Records show there was an outlaw called “Robert Hode” from Nottinghamshire who escaped to the forest after a quarrel with the bishop there. He is also listed as “Robyn or Hobby Hood.”. In a 9-year period in the late 13th and early 14th centuries, there were 9 references on the Yorkshire Pipe Rolls (records of the audits of the sheriffs’ accounts) to a man called “Robin or Hobbehod” who had been outlawed, though his particular criminal specialty isn’t mentioned. In 1260, another outlaw, Robert LeFevre, is also stated as being known as “Hobby Hood.” Since there are many references after this throughout the years, it would lead one to think this might simply have become an alias used by captured thieves. In fact, in later centuries, this name was given to any felon. Guy Fawkes and the men who attempted to blow up Parliament in 1605 were termed “Robin Hoods” by the 1st Earl of Salisbury. This epithet still holds true—in our own modern day culture, we speak of “hoods” and “hoodlums” to mean criminals.
The oldest tale of Robin is Robin Hood and the Monk, a manuscript now at Cambridge University. It was written around 1450 and involves a story which could in actuality be based on Robert Hode’s altercation with the bishop preceding his flight. The first printed version A Gest of Robyn Hode is a group of short stories made into a single narrative. Here “gest” means “history.” The first literary mention of Robin Hood comes in the play Piers Plowman, written in the late 14th century, when a character is asked if he knows his prayers. The character states that he doesn’t know his Pater Noster, but he does know the rhymes of Robin Hood!
(I remember reading Piers Plowman in Freshman English in college, but apparently the Robin Hood reference didn’t make a dint in my memory.)

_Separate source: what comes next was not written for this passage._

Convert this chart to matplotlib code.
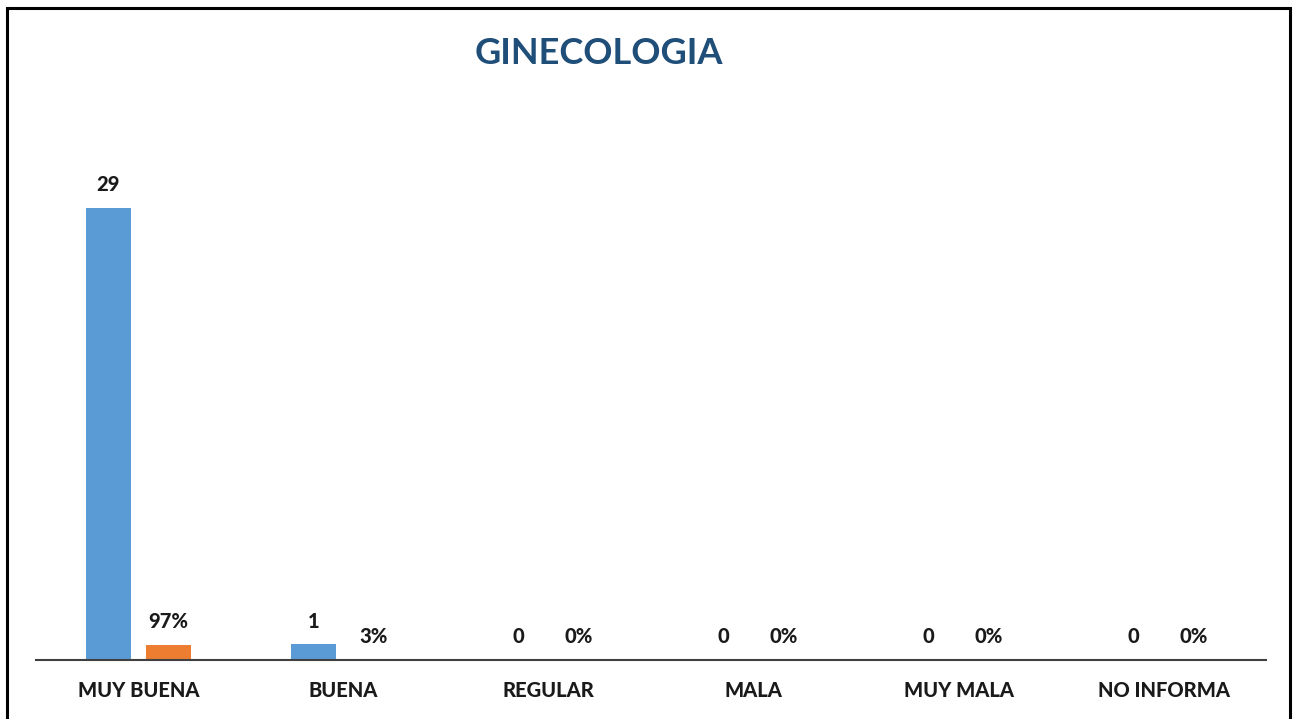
import matplotlib
matplotlib.use("Agg")
import matplotlib.pyplot as plt
from matplotlib.patches import Rectangle
import numpy as np

categories = ["MUY BUENA", "BUENA", "REGULAR", "MALA", "MUY MALA", "NO INFORMA"]
counts = [29, 1, 0, 0, 0, 0]
percents = [0.97, 0.03, 0.0, 0.0, 0.0, 0.0]
title = "GINECOLOGIA"

plt.rcParams['font.family'] = ['Lato', 'DejaVu Sans']

W, H = 1298, 719
fig = plt.figure(figsize=(W / 100, H / 100), dpi=100)
ax_left, ax_right = 36 / W, 1266 / W
ax_bottom = 1 - 660 / H
ax_top = 1 - 150 / H
ax = fig.add_axes([ax_left, ax_bottom, ax_right - ax_left, ax_top - ax_bottom])

x = np.arange(len(categories))
w = 0.22
off = 0.147
blue = "#5B9BD5"
orange = "#ED7D31"
ax.bar(x - off, counts, width=w, color=blue)
ax.bar(x + off, percents, width=w, color=orange)

WT = 900
lab_kw = dict(ha="center", va="bottom", fontsize=14.5, fontweight=WT,
              fontstyle="normal", color="#1a1a1a")
for xi, v in zip(x, counts):
    ax.annotate(f"{v}", (xi - off, v), xytext=(0, 10), textcoords="offset points", **lab_kw)
for xi, v in zip(x, percents):
    ax.annotate(f"{v:.0%}", (xi + off, v), xytext=(0, 10), textcoords="offset points", **lab_kw)

ax.set_xlim(-0.5, len(categories) - 0.5)
ax.set_ylim(0, 32.72)
ax.set_xticks(x)
ax.set_xticklabels(categories, fontsize=14.5, fontweight=WT, fontstyle="normal",
                   color="#1a1a1a")
ax.tick_params(axis="x", length=0, pad=15)
ax.set_yticks([])
for s in ["top", "right", "left"]:
    ax.spines[s].set_visible(False)
ax.spines["bottom"].set_color("#404040")
ax.spines["bottom"].set_linewidth(1.5)

fig.text(599 / W, 1 - 53 / H, title, ha="center", va="center", fontsize=26,
         fontweight="bold", fontstyle="normal", color="#1F4E79")

fig.patches.append(Rectangle((7 / W, -0.02), (1290 - 7) / W, 1 - 8 / H + 0.02,
                             transform=fig.transFigure, fill=False,
                             edgecolor="black", linewidth=2.2))

fig.savefig("out.png", dpi=100, facecolor="white")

In the earlier versions, Robin is a yeoman/commoner; in the later, he is a nobleman, Robert of Lockley, the Earl of Huntingdon. A commoner isn’t to be confused with a peasant, but is actually someone from what could now be called the middle class, which didn’t exist back then. A yeoman was “neither a knight nor a peasant… but something in between”. Though the county of Yorkshire lays claim to Robin because the area of Loxley exists there, all the tales, agree on where he lived, with the very first recorded rhyme in the 15th century stating: “Robyn hode in scherewode stod.” (Robin Hood in Sherwood stood).
The first semi-historical mention of Robin is in Orygynale Chronicle by Andrew of Wyntoun, written around 1420 and referring to events in 1283. The next is in the Scotichronicon, (1377) in which Robin is named a supporter of Simon de Montford and described thus: “…Then arose the famous murderer, Robert Hood, as well as Little John, together with their accomplices from among the disinherited,” though “murderer” here could mean not a hired killer but merely someone who uses a knife as a weapon.
Though Robin’s cohorts—Little John and Will Scarlet—are there almost from the beginning, Maid Marian, Friar Tuck, and Alan-A-Dale the minstrel, show up much, much later. Little John appears to be Robin’s second-in-command, a giant of a man called John Little whose name is reversed ironically because of his size. Will Scarlet was originally called Will Scatlock, and possibly he was a burglar, because he could “scat” or break locks. An interesting note is that A Gest of Robin Hood, one of the earliest compilations, named the king Robin is loyal to as “Edward” rather than Richard. There was a Robyn Hode employed by Edward II but this may also be a reference to Roger Godberd who was a supporter of Simon de Montford and whose life parallels Robin’s to some extent. Godberd has been called the “prototypical Robin Hood.”
Finding the real Robin Hood is difficult because “Robert” and its diminutive “Robin” were common names in medieval England as was the surname “Hode” (“of the Hood”) because a hood was a common head-covering; the fact that a number of men with that name ran afoul of the law doesn’t help. Calling a man “Robin Hode” when he was declared an outlaw seems to have been a common practice from the 13th century on.
Robin Hood supposedly died at Kirklees Priory, Mirfield in West Yorkshire. There is a grave with an elaborate headstone there with an inscription.
My Opinion? There really was a Robin Hood, some commoner back in England’s dim and distant past who found himself—for one reason or another—“outside the Law,” taking refuge in that vast tract of land called Sherwood Forest where others likewise disenfranchised, may have joined him. But, like King Arthur, Dracula, Jesse James, Billy the Kid, and other real personages who’ve since been romanticized into legend, he was made into a character heroic in song and fiction, given a past and a heritage not his own so he became a man whose exploits would be told around campfires at night…of derring-do, of trickery and bravery, of love and death…to entertain and give hope. It is a story which has lasted almost eight hundred years so far, repeated and embellished with each re-telling.
The real Hobby Hode would probably be astounded and aghast and possibly disbelieving if he knew just what he started.
As the Gest concludes:
“…he was a good outlawe,
And dyde pore men moch god…”
(This blog was written using material from Wikipedia and information from the International Movie Data Base and the History Channel’s two shows on Robin Hood, one following Kevin Costner’s film, the other Russell Crowe’s upcoming movie.)